Barry Clair is as passionate about the business today as he was when he was loading and unloading trucks in Sao Paolo. ‘My father Roy didn’t want this to be a me too company,’ he asserts. ‘He never wanted to get into this business to be the biggest. He always wanted to be the best. To achieve that you have to read more, do more and listen more. Designing a speaker cabinet for a price is very difficult and that is what all the other manufacturers have to achieve. You can shoot for a price point, but it’s not everything. We’d rather not sell to the masses and in doing so keep our few customers happy.’

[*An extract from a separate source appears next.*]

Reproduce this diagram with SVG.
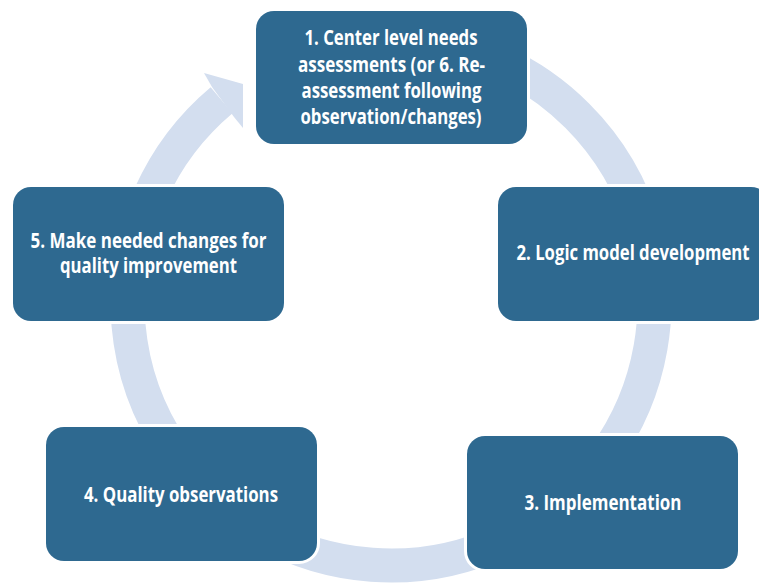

Attracting talent to the cornfields of Pennsylvania is not a problem either. ‘I receive about four or five applications from Berklee students and such like each day – they’ve all heard of Clair.’ But for now, as a privately owned company, there is no need to expand beyond any realistic goals. ‘The world of contracting is very different from the road. Jim Devenney excelled in the end, but he’ll be the first to admit that it took him 20 years.’
With a third generation of Clairs on the verge of being indoctrinated into the family business, the history and legacy of this huge custom workshop in rural America is still in its infancy.